Feminist scholars have drawn comparisons between Applesauce and other feminist fiction that explores gender, fragmented identities, and androgyny, including The Left Hand of Darkness by Ursula K. Le Guin, The Awakening by Kate Chopin, The Female Man by Joanna Russ, The Lesbian Body by Monique Wittig, and A Sea Change by Lois Gould, among others.

Virginia Woolf was a particularly significant influence on Arnold. There are several parallels between Applesauce and Woolf's 1928 novel Orlando: A Biography, in which an ageless male poet from the Elizabethan era mysteriously becomes a woman about a century into his life. In both Orlando and Applesauce, the androgynous protagonists cannot be easily classified into stereotypical gender categories. Woolf and Arnold also challenge the phallogocentrism of the patriarchal literary establishment, which privileges hierarchy, linearity, fixity, and essentialism. Additionally, Liza/Gus's fixation on building a room within a room has been read as a response to Woolf's 1929 essay "A Room of One's Own." Liza longs for a room of her own where she can be herself and also contain her wandering sense of self. Arnold was likely also influenced by the advent of new physics in the 1960s, which revealed the uncertainty and mutability of physical reality. By creating a non-linear stream-of-consciousness narrative and unreliable narrator, Arnold conveyed a uniquely feminine, fractured consciousness, similar to modernists such as Woolf, Dorothy Richardson, and Rosamund Lehmann.

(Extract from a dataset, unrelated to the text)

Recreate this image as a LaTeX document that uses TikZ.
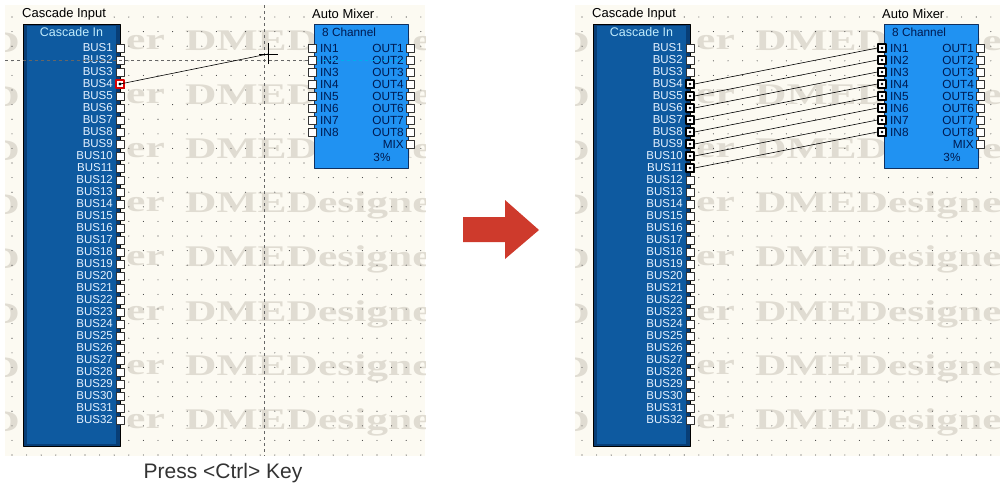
\documentclass[tikz,border=0pt]{standalone}
\usepackage{fontspec}
\setmainfont{Liberation Sans}
\newfontfamily\wmfont{Liberation Serif}
\usetikzlibrary{positioning}

\definecolor{panelbg}{RGB}{252,250,242}
\definecolor{wmgray}{RGB}{224,220,210}
\definecolor{casblue}{RGB}{14,90,160}
\definecolor{casdark}{RGB}{8,62,118}
\definecolor{mixblue}{RGB}{32,146,242}
\definecolor{mixline}{RGB}{16,48,96}
\definecolor{lblnavy}{RGB}{0,26,80}
\definecolor{buswhite}{RGB}{230,242,255}
\definecolor{arrowred}{RGB}{206,58,44}

\tikzset{
  port/.style={draw=black!80, fill=white, minimum size=8pt, inner sep=0pt, line width=0.7pt},
  linked/.style={port, draw=black, line width=1.2pt,
    path picture={\fill[black] (path picture bounding box.center) circle (1.4pt);}},
  buslbl/.style={anchor=east, inner sep=0pt, text=buswhite, font=\fontsize{11.5}{12}\selectfont},
  mixlbl/.style={inner sep=0pt, text=lblnavy, font=\fontsize{11.8}{12}\selectfont},
  title/.style={anchor=west, inner sep=0pt, font=\fontsize{13}{14}\selectfont},
  wmark/.style={anchor=west, inner sep=0pt, text=wmgray, font=\wmfont\bfseries\fontsize{30}{30}\selectfont},
  guide/.style={dash pattern=on 3pt off 3pt, line width=0.6pt}
}

% one DME Designer sheet: #1 name prefix, #2 shift, #3 sheet width
\newcommand{\dmesheet}[3]{%
  \begin{scope}[xshift=#2]
    \fill[panelbg] (5,5) rectangle (5+#3,456);
    \begin{scope}
      \clip (5,5) rectangle (5+#3,456);
      \foreach \wy in {43,97,151,205,259,314,368,422} {
        \node[wmark, anchor=east] (#1wa\wy) at (20,\wy) {\scalebox{1.45}[1]{D}};
        \node[wmark] (#1wb\wy) at (126,\wy) {\scalebox{1.45}[1]{er}};
        \node[wmark] (#1wc\wy) at (185,\wy) {\scalebox{1.45}[1]{DMEDesigner}};
      }
      \foreach \gx in {12,26.6,...,428}
        \foreach \gy in {17,31.6,...,456}
          \fill[black!75] (\gx,\gy) circle (0.55);
    \end{scope}
    % cascade input block
    \node[title] (#1ctitle) at (22,14) {Cascade Input};
    \fill[casdark] (23,24) rectangle (120,446);
    \fill[casblue] (27,26) rectangle (116,444);
    \draw[black, line width=0.6pt] (23,24) rectangle (120,446);
    \node[text=cyan!25, font=\fontsize{12.5}{13}\selectfont] (#1chead) at (71.5,32) {Cascade In};
    \foreach \i in {1,...,32} {
      \node[port] (#1b\i) at (120,48+12*\i-12) {};
      \node[buslbl] (#1bl\i) at (113,48+12*\i-12) {BUS\i};
    }
    % auto mixer block
    \node[title] (#1mtitle) at (312,14) {Auto Mixer};
    \fill[mixblue] (314,24) rectangle (408,168);
    \draw[mixline, line width=0.6pt] (314,24) rectangle (408,168);
    \node[mixlbl, anchor=west] (#1mhead) at (322,32) {8 Channel};
    \foreach \i in {1,...,8} {
      \node[port] (#1i\i) at (312,48+12*\i-12) {};
      \node[port] (#1o\i) at (410,48+12*\i-12) {};
      \node[mixlbl, anchor=west] (#1il\i) at (320,48+12*\i-12) {IN\i};
      \node[mixlbl, anchor=east] (#1ol\i) at (404,48+12*\i-12) {OUT\i};
    }
    \node[port] (#1mix) at (410,144) {};
    \node[mixlbl, anchor=east] (#1mixl) at (404,144) {MIX};
    \node[mixlbl] (#1pct) at (382,157) {3\%};
  \end{scope}}

\begin{document}
\begin{tikzpicture}[x=1pt, y=-1pt, line join=round]
  \useasboundingbox (0,0) rectangle (1000,488);

  % before: dragging from BUS4
  \dmesheet{L}{0pt}{420}
  \draw[black!60, guide] (264,5) -- (264,456);
  \draw[black!60, guide] (5,60) -- (308,60);
  \draw[cyan, guide] (317,60) -- (405,60);
  \coordinate (cur) at (268,54);
  \node[port, draw=red!85!black, line width=1.2pt,
    path picture={\fill[black] (path picture bounding box.center) circle (1.6pt);}] (sel) at (Lb4) {};
  \draw[black, line width=0.6pt] (sel.center) -- (cur);
  \draw[black, line width=0.7pt] ([xshift=-9pt]cur) -- ([xshift=10pt]cur)
    ([yshift=-10pt]cur) -- ([yshift=11pt]cur);
  \node[font=\fontsize{21}{24}\selectfont, text=black!80] (cap) at (223,473) {Press <Ctrl> Key};

  % arrow between the sheets
  \fill[arrowred] (463,217) -- (505,217) -- (505,200) -- (539,230)
    -- (505,259) -- (505,242) -- (463,242) -- cycle;

  % after: BUS4..BUS11 wired to IN1..IN8
  \dmesheet{R}{570pt}{425}
  \foreach \i [evaluate=\i as \b using int(\i+3)] in {1,...,8} {
    \node[linked] (Rlb\b) at (Rb\b) {};
    \node[linked] (Rli\i) at (Ri\i) {};
    \draw[black, line width=0.6pt] (Rlb\b.east) -- (Rli\i.west);
  }
\end{tikzpicture}
\end{document}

Rosinsky describes Applesauces narrative strategy as innovative because it relies on the reader to interpret and make sense of the text's meaning. Arnold also experiments with semiotic conventions and orthography to convey that languages and symbols created by men are inadequate for describing women's experiences. For example, Arnold invents a new punctuation mark to describe Liza/Rebecca's sex life with her husband. In another passage, an argument between Liza/Gus and her mother is rendered as two parallel columns of text, to represent them talking over each other. This is potentially disruptive to the reader, because it is unclear in which order the dialogue should be read. According to Rosinsky, by “disrupting the patriarchal tradition of discursive linearity, this technique presents the reader in miniature with the problems of living without clear definitions, or within what were previously foreign ones."

== Sources ==
- "Applesauce by June Arnold" (1966)
- Arnold, June (1977). "Applesauce"
- Arnold, June (1976). "Feminist Presses and Feminist Politics"
- Arnold, Roberta. "My Mother Was Many Things"
- Arnold, Roberta (2013). "Art Is Politics"
- "Bookmarks" (1967)
- Cottrell, Debbie Mauldin. "Arnold, June Fairfax Davis"
- Gabriele, Joan (1995). "Arnold, June"
- Glenn, Ellen Walker (1980). "The Androgynous Woman Character in the American Novel"
- Gould, Lois (1977). "Creating a Women's World"
- Harker, Jaime (2018). "The Lesbian South: Southern Feminists, the Women in Print Movement, and the Queer Literary Canon."
- Hoffman, Amy (1978). "Applesauce"
- Horn, Carter (1978). "Women and Women"
- Kester-Shelton, Pamela (1996). "June (Davis) Arnold"
- McClure, Julie (1967). "Life in Applesauce Is All Chopped Up"
- Morgan, Ellen (1977). "The Feminist Novel of Androgynous Fantasy"
- Morris, Adelaide (1992). "First Persons Plural in Contemporary Feminist Fiction"
- "Arnold, June (Davis) (1926-1982)" (2013)
- Richards, Dell (1990). "Lesbian Lists: A Look at Lesbian Culture, History, and Personalities"
- Riley, Jocelyn (1978). "Changing Names Shedding Skins"
- Rosinsky, Natalie M. (1982). "Feminist Theory in Women's Speculative Fiction, 1966-1981"
- Rosinsky, Natalie M. (1984). "Feminist Futures: Contemporary Women's Speculative Fiction"
- Wilson, Barbara (1978). "Applesauce and Androgyny"
- Zimmerman, Bonnie (1995). "The Cook and the Carpenter"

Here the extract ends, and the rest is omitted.